For the first time in history, the president issued an unusual "pocket-and-return" veto on the same Senate bill in order to block the GOP-controlled Congress from overriding his veto and rolling back pro-labor union organization rules. However, legal scholars say the Commander-in-Chief is only allowed to issue either a pocket veto or a return veto. As a result, his use of both veto powers on the same bill may be unconstitutional.
Despite the debate over the constitutionality of Obama's double-veto, the Senate overwhelmingly voted on Tuesday to permanently table Obama's veto message on Tuesday.

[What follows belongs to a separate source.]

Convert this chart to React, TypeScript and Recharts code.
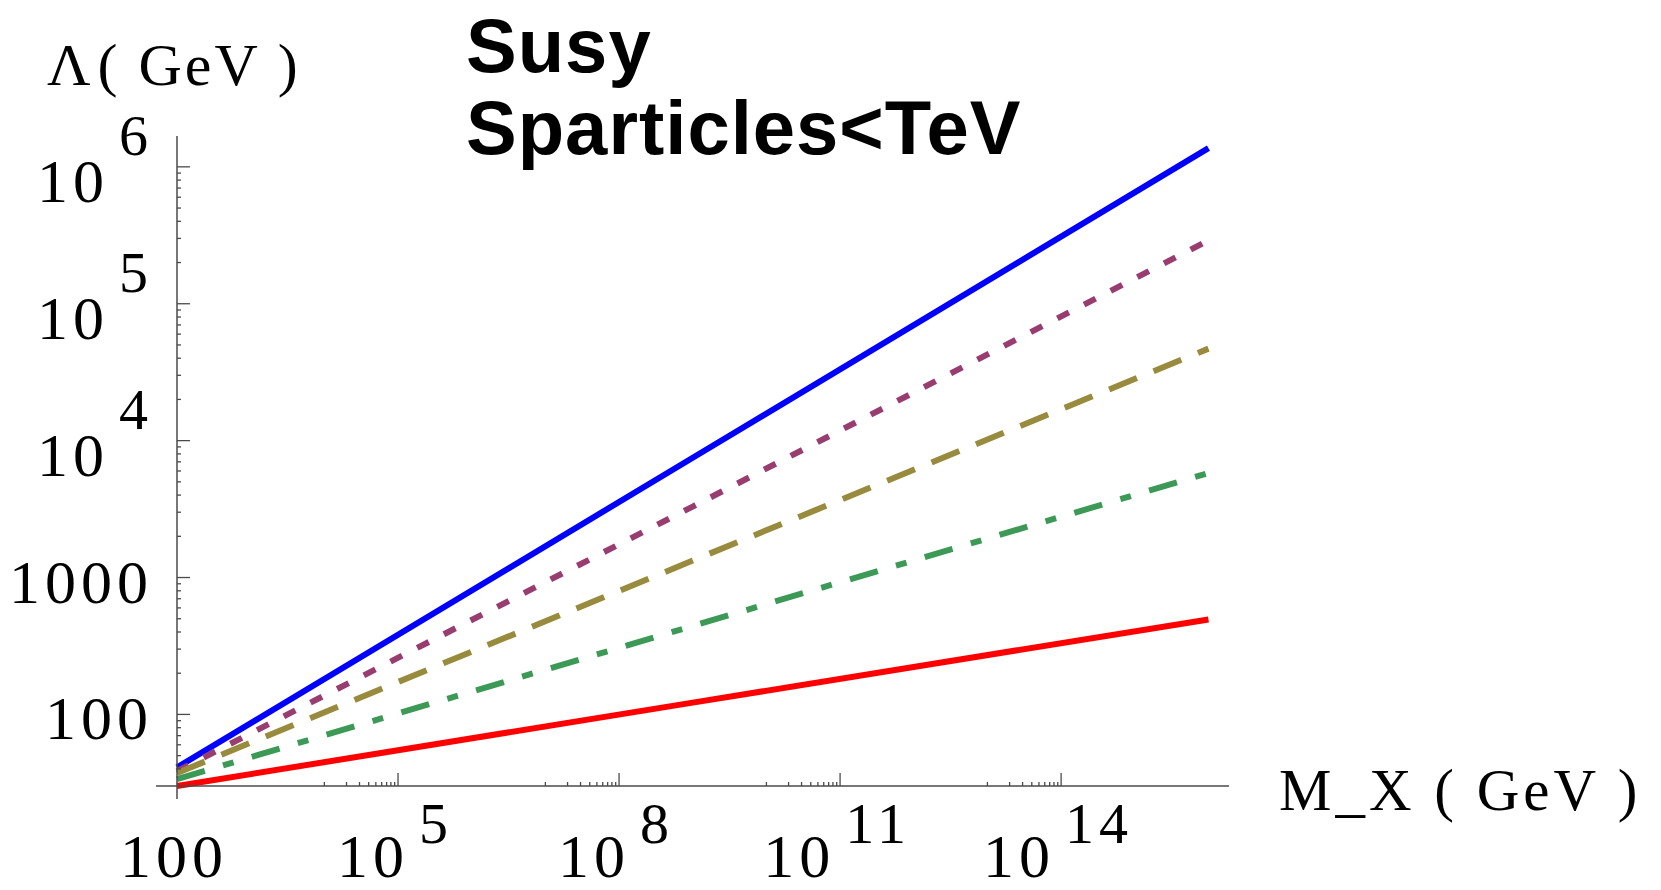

Senate Majority Leader Mitch McConnell said he voted to table the override vote because Democrats insisted on a 60-vote, filibuster-proof threshold on a procedural vote. That has never occurred on a veto override in Senate history, said McConnell spokesman Don Stewart.
On the other hand, Iowa Sen. Chuck Grassley, who was one of three Republicans voting to move forward with the override vote, "thought the labor bill deserved debate on its merits, regardless of the controversial way the president handled the veto and the minority party's threat of tying up the Senate floor for several days over the issue," said spokeswoman Jill Gerber, reports USA Today.
"That would have taken us the balance of the week. It was a stalling tactic. There will be other overrides though, I'm sure," Stewart said.
According to Robert Spitzer, an author and political science professor at the State University of New York-Cortland, the bipartisan vote is a sign that the decision was largely procedural.
"This was not an effort to permanently bury Congress' objections to the manner of Obama's veto," said Spitzer, describing Obama's strategy as "a back-door way to expand the veto power contrary to the terms of the Constitution."